日韓関係の改善は心温まる民間交流から

沖縄尚学高で韓国人中高生が日本語で弁論大会

 日韓関係が冷え込む中、学生同士の交流で関係改善のきっかけをつくろうとする動きがある。沖縄県那覇市の沖縄尚学高校で24日、韓国の中高生による日本語弁論大会が開かれた。両国の生徒が忌憚(きたん)なく語り、心温まる交流を通じて民間交流が深められた。(沖縄支局・豊田 剛)

「二重国籍」「日本のアニメ声優」「外交官」
夢を語り合うことで心を許し、相互理解を深める

 日本語弁論大会を主催したのは、両国の民間交流を推進する韓日経済文化交流会(イム・ヨンホ会長)と日韓経済文化交流会・沖縄(竹林春夫会長)だ。

日韓関係の改善は心温まる民間交流から

弁士が沖縄尚学の生徒や審査員らと一緒に記念撮影した=24日、沖縄県那覇市の沖縄尚学高校

 日本語弁論大会は10年前に沖縄で初めて開催され、今回は6回目。大会には日本語を学ぶ中高生11人が韓国全土から弁士として参加した。

 優勝したのは全州市の高3女子のアン・ウンソさん。韓国人の父と日本人の母を持つことから、彼女の選んだテーマは「二重国籍」だ。

 「日本で暮らす祖父母のところによく遊びに行っていた。最近まで二重国籍であることを知らずに生きてきた。支障がなかった。しかし、韓国の法律では22歳までにいずれかの国籍を選択しなければならず、両親と相談して韓国籍に決めた」と話した。ただ、「今まで日本と連結したものが断たれたようでぽっかり心に穴が開いたような気持ちだ」と今の心境を説明した。

 来年は日本の大学に入学することを目標にしているアンさんは、大学卒業後も日本で就職したいと願っている。「日本の名前をなくすのは寂しいので、ここ(沖縄)にいる間は日本名の高橋恩緒(みお)と呼んでもらいたい」と語り掛けると、ひときわ大きな拍手が沸き起こった。

 2位は、チョンウプ市の高3男子のイ・ジュンヒョクさん。日本語を勉強して1年未満とは思えないほど流暢(りゅうちょう)に話し、聴衆の心をくぎ付けにした。

日韓関係の改善は心温まる民間交流から

韓国の生徒が最も楽しみにしていたという沖縄尚学の生徒との交流の時間=24日、沖縄県那覇市の沖縄尚学高校

 「勉強も運動も嫌いで、家で日本のアニメを見たりゲームをすることが好きだったが、ある時、自分自身に厳しい目標を課した。それは日本アニメの声優になることだ」とイさん。将来の計画を両親に話すと、両親は「おまえに夢ができたことをうれしく思う」と言ってくれたと話し、「日本のアニメと声優は私の恩人だ」と強調した。
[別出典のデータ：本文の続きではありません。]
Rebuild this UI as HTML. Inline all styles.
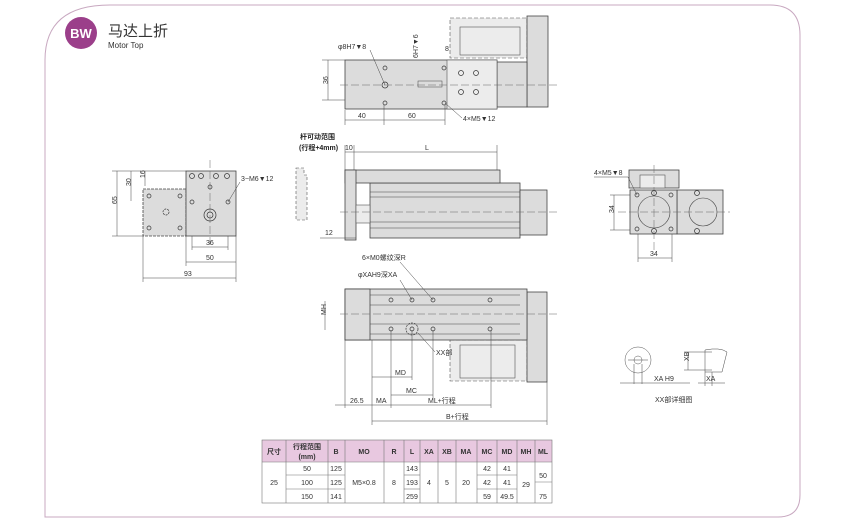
<!DOCTYPE html>
<html><head><meta charset="utf-8"><style>
html,body{margin:0;padding:0;background:#fff;}
svg{display:block;font-family:"Liberation Sans","Noto Sans CJK SC",sans-serif;}
.p{fill:#dcdcdc;stroke:#444;stroke-width:0.8}
.l{fill:#ececec;stroke:#555;stroke-width:0.6}
.d{stroke:#444;stroke-width:0.5;fill:none}
.c{stroke:#666;stroke-width:0.5;stroke-dasharray:8 3;fill:none}
.t{font-size:7px;fill:#333}
.tb{font-size:7px;fill:#222}
</style></head><body>
<svg width="841" height="527" viewBox="0 0 841 527" xmlns="http://www.w3.org/2000/svg">
<path d="M45 517 L45 60 Q45 5 110 5 L770 5 Q800 5 800 35 L800 495 Q800 517 778 517 Z" fill="none" stroke="#c8a8c0" stroke-width="1"/>
<circle cx="81" cy="33" r="16" fill="#9b3f8a"/>
<text x="81" y="38" font-size="13" font-weight="bold" fill="#fff" text-anchor="middle">BW</text>
<text x="108" y="36" font-size="15" fill="#333">马达上折</text>
<text x="108" y="48" font-size="8" fill="#333">Motor Top</text>

<!-- TOP VIEW -->
<rect class="l" x="450" y="18" width="77" height="40" stroke-dasharray="4 2"/>
<rect class="l" x="460" y="27" width="60" height="28"/>
<rect class="p" x="527" y="16" width="21" height="91"/>
<rect class="p" x="497" y="62" width="30" height="45"/>
<rect class="p" x="345" y="60" width="152" height="49"/>
<rect class="l" x="447" y="60" width="50" height="49"/>
<g fill="none" stroke="#333" stroke-width="0.7">
<circle cx="461" cy="73" r="2.5"/><circle cx="476" cy="73" r="2.5"/><circle cx="461" cy="92" r="2.5"/><circle cx="476" cy="92" r="2.5"/>
<circle cx="385" cy="68" r="2"/><circle cx="385" cy="85" r="3"/><circle cx="385" cy="103" r="2"/>
<circle cx="444" cy="68" r="2"/><circle cx="444" cy="103" r="2"/></g>
<rect x="418" y="81" width="24" height="6" fill="none" stroke="#444" stroke-width="0.5"/>
<line class="c" x1="340" y1="85" x2="558" y2="85"/>
<line class="d" x1="328" y1="60" x2="328" y2="100"/><line class="d" x1="322" y1="60" x2="345" y2="60"/><line class="d" x1="322" y1="100" x2="345" y2="100"/>
<text class="t" x="325" y="87" transform="rotate(-90 325 84)">36</text>
<line class="d" x1="345" y1="120" x2="445" y2="120"/><line class="d" x1="345" y1="110" x2="345" y2="125"/><line class="d" x1="384" y1="105" x2="384" y2="125"/><line class="d" x1="445" y1="105" x2="445" y2="125"/>
<text class="t" x="358" y="118">40</text><text class="t" x="408" y="118">60</text>
<text class="t" x="463" y="121">4×M5▼12</text><line class="d" x1="462" y1="118" x2="445" y2="103"/>
<text class="t" x="338" y="49">φ8H7▼8</text><line class="d" x1="370" y1="50" x2="385" y2="85"/>
<text class="t" x="418" y="58" transform="rotate(-90 418 58)">6H7▼6</text>
<text class="t" x="445" y="51">8</text>

<!-- SIDE VIEW -->
<text class="tb" x="300" y="139" font-weight="bold">杆可动范围</text>
<text class="tb" x="299" y="150" font-weight="bold">(行程+4mm)</text>
<path d="M296 168 L304 168 L304 175 L307 175 L307 220 L296 220 Z" class="l" stroke-dasharray="3 2"/>
<line class="d" x1="345" y1="152" x2="497" y2="152"/><line class="d" x1="345" y1="145" x2="345" y2="170"/><line class="d" x1="354" y1="145" x2="354" y2="170"/><line class="d" x1="497" y1="145" x2="497" y2="170"/>
<text class="t" x="345" y="150">10</text><text class="t" x="425" y="150">L</text>
<rect class="p" x="370" y="183" width="150" height="55"/>
<g class="d"><line x1="370" y1="192" x2="520" y2="192"/><line x1="370" y1="197" x2="520" y2="197"/><line x1="370" y1="222" x2="520" y2="222"/><line x1="370" y1="228" x2="520" y2="228"/></g>
<rect class="p" x="520" y="190" width="27" height="45"/>
<rect class="p" x="345" y="170" width="155" height="13"/>
<rect class="p" x="345" y="170" width="11" height="70"/>
<rect class="l" x="356" y="205" width="14" height="18"/>
<line class="c" x1="340" y1="212" x2="560" y2="212"/>
<line class="d" x1="320" y1="238" x2="356" y2="238"/><text class="t" x="325" y="235">12</text>

<!-- BOTTOM VIEW -->
<rect class="l" x="450" y="340" width="77" height="41" stroke-dasharray="4 2"/>
<rect class="l" x="460" y="345" width="55" height="33"/>
<rect class="p" x="527" y="292" width="20" height="90"/>
<rect class="p" x="345" y="289" width="182" height="51"/>
<rect class="p" x="345" y="289" width="25" height="51"/>
<g class="d"><line x1="370" y1="295" x2="520" y2="295"/><line x1="370" y1="305" x2="520" y2="305"/><line x1="370" y1="324" x2="520" y2="324"/><line x1="370" y1="334" x2="520" y2="334"/></g>
<g fill="none" stroke="#333" stroke-width="0.7">
<circle cx="391" cy="300" r="2"/><circle cx="412" cy="300" r="2"/><circle cx="433" cy="300" r="2"/><circle cx="490" cy="300" r="2"/>
<circle cx="391" cy="329" r="2"/><circle cx="412" cy="329" r="2"/><circle cx="433" cy="329" r="2"/><circle cx="490" cy="329" r="2"/>
<circle cx="412" cy="329" r="6" stroke-dasharray="2 1"/></g>
<line class="c" x1="340" y1="314" x2="558" y2="314"/>
<text class="t" x="362" y="260">6×M0螺纹深R</text><line class="d" x1="400" y1="262" x2="433" y2="300"/>
<text class="t" x="358" y="277">φXAH9深XA</text><line class="d" x1="400" y1="280" x2="412" y2="300"/>
<text class="t" x="436" y="355">XX部</text><line class="d" x1="435" y1="352" x2="418" y2="333"/>
<line class="d" x1="325" y1="301" x2="325" y2="330"/><text class="t" x="322" y="319" transform="rotate(-90 322 315)">MH</text>
<g class="d">
<line x1="345" y1="340" x2="345" y2="408"/><line x1="372" y1="340" x2="372" y2="425"/><line x1="391" y1="330" x2="391" y2="408"/><line x1="412" y1="330" x2="412" y2="380"/><line x1="433" y1="330" x2="433" y2="398"/><line x1="491" y1="330" x2="491" y2="408"/><line x1="547" y1="382" x2="547" y2="425"/>
<line x1="372" y1="377" x2="412" y2="377"/><line x1="391" y1="395" x2="433" y2="395"/><line x1="335" y1="405" x2="491" y2="405"/><line x1="372" y1="421" x2="547" y2="421"/></g>
<text class="t" x="395" y="375">MD</text><text class="t" x="406" y="393">MC</text>
<text class="t" x="350" y="403">26.5</text><text class="t" x="376" y="403">MA</text><text class="t" x="428" y="403">ML+行程</text><text class="t" x="446" y="419">B+行程</text>

<!-- LEFT VIEW -->
<rect class="p" x="143" y="189" width="43" height="47" stroke-dasharray="3 1"/>
<rect class="p" x="186" y="171" width="50" height="65"/>
<g fill="none" stroke="#333" stroke-width="0.7">
<circle cx="192" cy="176" r="2.5"/><circle cx="201" cy="176" r="2.5"/><circle cx="216" cy="176" r="2.5"/><circle cx="227" cy="176" r="2.5"/>
<circle cx="210" cy="215" r="6"/><circle cx="210" cy="215" r="3"/><circle cx="210" cy="187" r="2"/><circle cx="192" cy="202" r="2"/><circle cx="228" cy="202" r="2"/>
<circle cx="149" cy="196" r="2"/><circle cx="180" cy="196" r="2"/><circle cx="149" cy="228" r="2"/><circle cx="180" cy="228" r="2"/><circle cx="166" cy="212" r="3" stroke-dasharray="2 1"/></g>
<line class="c" x1="210" y1="160" x2="210" y2="245"/>
<g class="d"><line x1="117" y1="171" x2="117" y2="236"/><line x1="131" y1="171" x2="131" y2="201"/><line x1="145" y1="171" x2="145" y2="186"/><line x1="112" y1="171" x2="186" y2="171"/><line x1="112" y1="236" x2="143" y2="236"/>
<line x1="192" y1="247" x2="228" y2="247"/><line x1="186" y1="262" x2="236" y2="262"/><line x1="143" y1="278" x2="236" y2="278"/><line x1="143" y1="236" x2="143" y2="282"/><line x1="236" y1="236" x2="236" y2="282"/><line x1="186" y1="236" x2="186" y2="266"/><line x1="192" y1="236" x2="192" y2="250"/><line x1="228" y1="236" x2="228" y2="250"/>
<line x1="240" y1="182" x2="228" y2="202"/></g>
<text class="t" x="114" y="207" transform="rotate(-90 114 204)">65</text><text class="t" x="128" y="189" transform="rotate(-90 128 186)">30</text><text class="t" x="142" y="181" transform="rotate(-90 142 178)">16</text>
<text class="t" x="206" y="245">36</text><text class="t" x="206" y="260">50</text><text class="t" x="184" y="276">93</text>
<text class="t" x="241" y="181">3−M6▼12</text>

<!-- RIGHT VIEW -->
<rect class="p" x="629" y="170" width="50" height="18"/>
<rect class="l" x="640" y="175" width="25" height="13"/>
<rect class="p" x="677" y="190" width="46" height="44"/>
<rect class="p" x="630" y="190" width="47" height="44"/>
<circle cx="654" cy="212" r="16" fill="none" stroke="#444" stroke-width="0.6"/>
<circle cx="703" cy="212" r="14" fill="none" stroke="#444" stroke-width="0.6"/>
<g fill="none" stroke="#333" stroke-width="0.7"><circle cx="637" cy="195" r="2"/><circle cx="671" cy="195" r="2"/><circle cx="637" cy="229" r="2"/><circle cx="671" cy="229" r="2"/><circle cx="654" cy="193" r="2.5"/><circle cx="654" cy="231" r="2.5"/><circle cx="697" cy="193" r="2.5"/><circle cx="697" cy="231" r="2.5"/></g>
<line class="c" x1="618" y1="212" x2="730" y2="212"/><line class="c" x1="654" y1="165" x2="654" y2="250"/>
<g class="d"><line x1="614" y1="195" x2="614" y2="230"/><line x1="610" y1="195" x2="630" y2="195"/><line x1="610" y1="230" x2="630" y2="230"/><line x1="638" y1="258" x2="672" y2="258"/><line x1="638" y1="234" x2="638" y2="262"/><line x1="672" y1="234" x2="672" y2="262"/><line x1="594" y1="177" x2="628" y2="177"/><line x1="628" y1="177" x2="637" y2="195"/></g>
<text class="t" x="611" y="216" transform="rotate(-90 611 213)">34</text><text class="t" x="650" y="256">34</text>
<text class="t" x="594" y="175">4×M5▼8</text>

<!-- DETAIL -->
<circle cx="638" cy="360" r="13" fill="none" stroke="#555" stroke-width="0.5"/>
<circle cx="638" cy="360" r="4" fill="none" stroke="#555" stroke-width="0.5"/>
<g class="d"><line x1="634" y1="364" x2="634" y2="384"/><line x1="642" y1="364" x2="642" y2="384"/><line x1="620" y1="383" x2="690" y2="383"/><line x1="628" y1="360" x2="648" y2="360"/>
<path d="M705 350 Q720 347 727 352 L722 372 L705 372 Z"/><line x1="688" y1="352" x2="688" y2="370"/><line x1="684" y1="352" x2="712" y2="352"/><line x1="684" y1="370" x2="712" y2="370"/><line x1="698" y1="383" x2="725" y2="383"/><line x1="705" y1="372" x2="705" y2="386"/><line x1="712" y1="372" x2="712" y2="386"/></g>
<text class="t" x="654" y="381">XA  H9</text><text class="t" x="686" y="364" transform="rotate(-90 686 361)">XB</text><text class="t" x="706" y="381">XA</text>
<text class="t" x="655" y="402">XX部详细图</text>

<!-- TABLE -->
<rect x="262" y="440" width="290" height="22" fill="#e8c8e0"/>
<g stroke="#777" stroke-width="0.6" fill="none">
<rect x="262" y="440" width="290" height="63"/>
<line x1="262" y1="462" x2="552" y2="462"/>
<line x1="286" y1="475" x2="345" y2="475"/><line x1="286" y1="489" x2="345" y2="489"/>
<line x1="404" y1="475" x2="420" y2="475"/><line x1="404" y1="489" x2="420" y2="489"/>
<line x1="477" y1="475" x2="517" y2="475"/><line x1="477" y1="489" x2="517" y2="489"/>
<line x1="535" y1="482" x2="552" y2="482"/>
<line x1="286" y1="440" x2="286" y2="503"/><line x1="328" y1="440" x2="328" y2="503"/><line x1="345" y1="440" x2="345" y2="503"/><line x1="384" y1="440" x2="384" y2="503"/><line x1="404" y1="440" x2="404" y2="503"/><line x1="420" y1="440" x2="420" y2="503"/><line x1="438" y1="440" x2="438" y2="503"/><line x1="456" y1="440" x2="456" y2="503"/><line x1="477" y1="440" x2="477" y2="503"/><line x1="497" y1="440" x2="497" y2="503"/><line x1="517" y1="440" x2="517" y2="503"/><line x1="535" y1="440" x2="535" y2="503"/>
</g>
<g font-size="7" fill="#333" text-anchor="middle">
<text x="274" y="454" font-weight="bold">尺寸</text><text x="307" y="449" font-weight="bold">行程范围</text><text x="307" y="459" font-weight="bold">(mm)</text>
<text x="336" y="454" font-weight="bold">B</text><text x="364" y="454" font-weight="bold">MO</text><text x="394" y="454" font-weight="bold">R</text><text x="412" y="454" font-weight="bold">L</text><text x="429" y="454" font-weight="bold">XA</text><text x="447" y="454" font-weight="bold">XB</text><text x="466" y="454" font-weight="bold">MA</text><text x="487" y="454" font-weight="bold">MC</text><text x="507" y="454" font-weight="bold">MD</text><text x="526" y="454" font-weight="bold">MH</text><text x="543" y="454" font-weight="bold">ML</text>
<text x="274" y="485">25</text>
<text x="307" y="471">50</text><text x="307" y="485">100</text><text x="307" y="499">150</text>
<text x="336" y="471">125</text><text x="336" y="485">125</text><text x="336" y="499">141</text>
<text x="364" y="485">M5×0.8</text><text x="394" y="485">8</text>
<text x="412" y="471">143</text><text x="412" y="485">193</text><text x="412" y="499">259</text>
<text x="429" y="485">4</text><text x="447" y="485">5</text><text x="466" y="485">20</text>
<text x="487" y="471">42</text><text x="487" y="485">42</text><text x="487" y="499">59</text>
<text x="507" y="471">41</text><text x="507" y="485">41</text><text x="507" y="499">49.5</text>
<text x="526" y="487">29</text><text x="543" y="478">50</text><text x="543" y="499">75</text>
</g>
</svg>
</body></html>
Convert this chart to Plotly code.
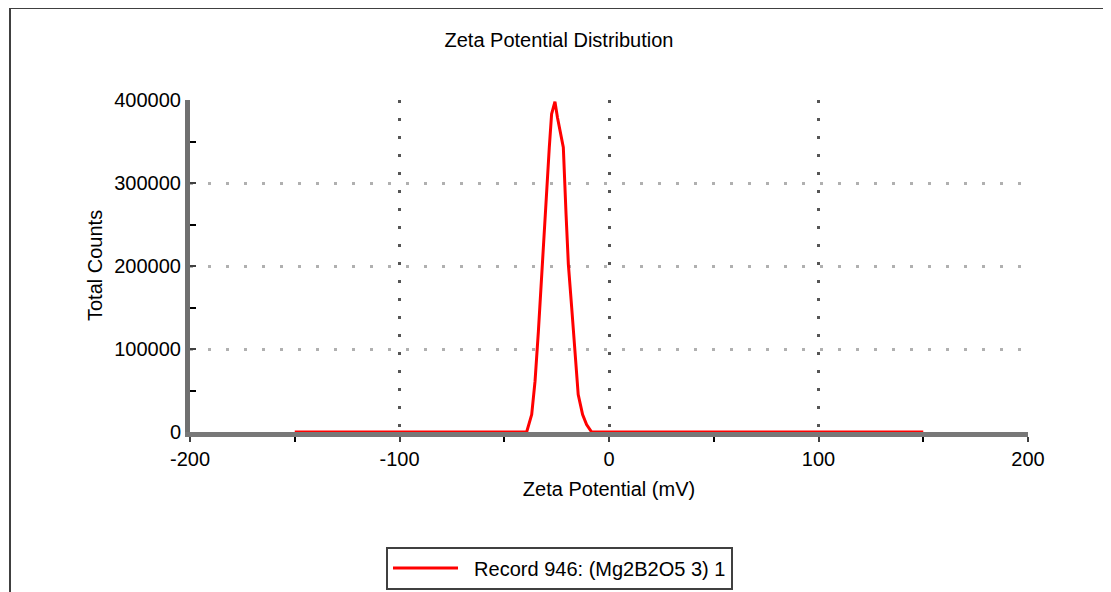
import plotly.graph_objects as go

# Data
zeta_mv = [-150, -100, -50, -39.3, -36.9, -35.3, -33.7, -32.5, -31.0, -29.7, -28.5,
           -27.4, -25.8, -24.6, -23.4, -21.8, -20.5, -19.4, -17.8, -16.2, -14.7,
           -12.6, -10.7, -8.3, 0, 50, 100, 150]
total_counts = [0, 0, 0, 0, 21000, 61200, 121500, 173800, 242200, 294500, 342800,
                383100, 398000, 379000, 363000, 342800, 262400, 202000, 149700, 93400, 45100,
                21000, 8900, 0, 0, 0, 0, 0]
series_name = "Record 946: (Mg2B2O5 3) 1"
x_tickvals = [-200, -100, 0, 100, 200]
x_ticktext = ["-200", "-100", "0", "100", "200"]
y_tickvals = [0, 100000, 200000, 300000, 400000]
y_ticktext = ["0", "100000", "200000", "300000", "400000"]

FONT = "Liberation Sans, Arial, sans-serif"
FS = 20

# page has an 8px body margin; work in page pixels and convert
OFF = 8
W, H = 1111 - 2 * OFF, 592 - OFF
PL, PR, PT, PB = 190, 1028, 100, 432  # plot area in page pixels
L = PL - OFF
R = W - (PR - OFF)
T = PT - OFF
B = H - (PB - OFF)
pw, ph = W - L - R, H - T - B

def px_x(p):
    return (p - OFF - L) / pw

def px_y(p):
    return (H - B - (p - OFF)) / ph

fig = go.Figure()
fig.add_trace(go.Scatter(
    x=zeta_mv, y=total_counts, mode="lines", name="\u00a0\u00a0" + series_name,
    line=dict(color="#ff0000", width=3), showlegend=True,
))

fig.update_layout(
    width=W, height=H,
    margin=dict(l=L, r=R, t=T, b=B, autoexpand=False),
    paper_bgcolor="white", plot_bgcolor="white",
    font=dict(family=FONT, size=FS, color="black"),
    title=dict(text="Zeta Potential Distribution", x=(559 - OFF) / W, xanchor="center",
               y=1 - (40 - OFF) / H, yanchor="middle", font=dict(family=FONT, size=FS, color="black")),
    showlegend=True,
    legend=dict(x=px_x(386), y=px_y(568), xanchor="left", yanchor="middle",
                itemwidth=65, tracegroupgap=0,
                bordercolor="#404040", borderwidth=2, bgcolor="white",
                font=dict(family=FONT, size=FS, color="black")),
    xaxis=dict(
        range=[-200, 200], tickvals=x_tickvals, ticktext=x_ticktext,
        showline=True, linecolor="#787878", linewidth=5,
        showgrid=True, gridcolor="#555555", griddash="3px,15px", gridwidth=3,
        zeroline=False, ticks="outside", ticklen=5, tickwidth=2, tickcolor="#404040",
        minor=dict(dtick=50, ticks="outside", ticklen=5, tickwidth=2, tickcolor="black", showgrid=False),
        layer="below traces",
        title=dict(text="Zeta Potential (mV)", standoff=14, font=dict(family=FONT, size=FS)),
        tickfont=dict(family=FONT, size=FS),
    ),
    yaxis=dict(
        range=[0, 400000], tickvals=y_tickvals, ticktext=y_ticktext,
        showline=True, linecolor="#707070", linewidth=5,
        showgrid=True, gridcolor="#b0b0b0", griddash="3px,15px", gridwidth=3,
        zeroline=False, ticks="inside", ticklen=6, tickwidth=2, tickcolor="#404040",
        minor=dict(dtick=50000, ticks="inside", ticklen=6, tickwidth=2, tickcolor="black", showgrid=False),
        layer="below traces",
        tickfont=dict(family=FONT, size=FS),
    ),
    annotations=[dict(text="Total Counts", textangle=-90, xref="paper", yref="paper",
                      x=px_x(95), y=px_y(266), xanchor="center", yanchor="middle",
                      showarrow=False, font=dict(family=FONT, size=FS, color="black"))],
)

# Outer frame of the original window
fig.add_shape(type="rect", xref="paper", yref="paper",
              x0=px_x(10), x1=px_x(1108), y0=px_y(720), y1=px_y(8),
              line=dict(color="#404040", width=2), layer="below")

fig.write_html("out.html")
 3位に入賞した全州市の中3、イム・スチャンさんは、外交官になるという夢を語った。父親は韓国人で母親が日本人のイムさんは、「両親はけんかをすることもあるが、仲良く暮らしている」と前置きした上で、「国同士も家族のように話し合い許し合えば世界が平和になるのではないか」という思いから、外交官になりたいという夢を持つようになったと力説した。日韓関係については、「悲しい歴史のせいで両国はお互いを理解しようとしない。お互い許す心で問題を解決したい。日頃ニュースを見ている。間違った判断をしないようにもっと政治、文化、歴史について学びたい」と締めくくった。

 弁論に先立ち、来賓を代表してあいさつした國場幸之助衆院議員は、昨今の日韓関係を踏まえて、「観光は平和のパスポート。今こそ、お互いの絆を深めていくことが大切。お互いの言語を学ぶことが文化交流に直結する」と述べた。

 沖縄尚学高校校長で理事長の名城政次郎氏は、「韓国と日本の未来というテーマは時宜を得たものだ。必ず両国の素晴らしい絆がつくられる。生徒が将来を見据えて、先駆者として頑張ることを期待している」と激励した。

 弁論大会の後、出場者と沖縄尚学の学生が交流会を行い、お互いに持ち寄ったお菓子を食べながら自己紹介した。引き続き、那覇市の国際通りを生徒が案内し、最後はお互いに涙して別れを惜しんだ。

 沖縄尚学高校国際文化科学コース1年の三浦ミミさんは、「隣国でありながら、韓国の学生と交流する機会はこれまでなかった。このイベントを通じて韓国人と友達になって、ぜひ韓国を訪れたい」と語った。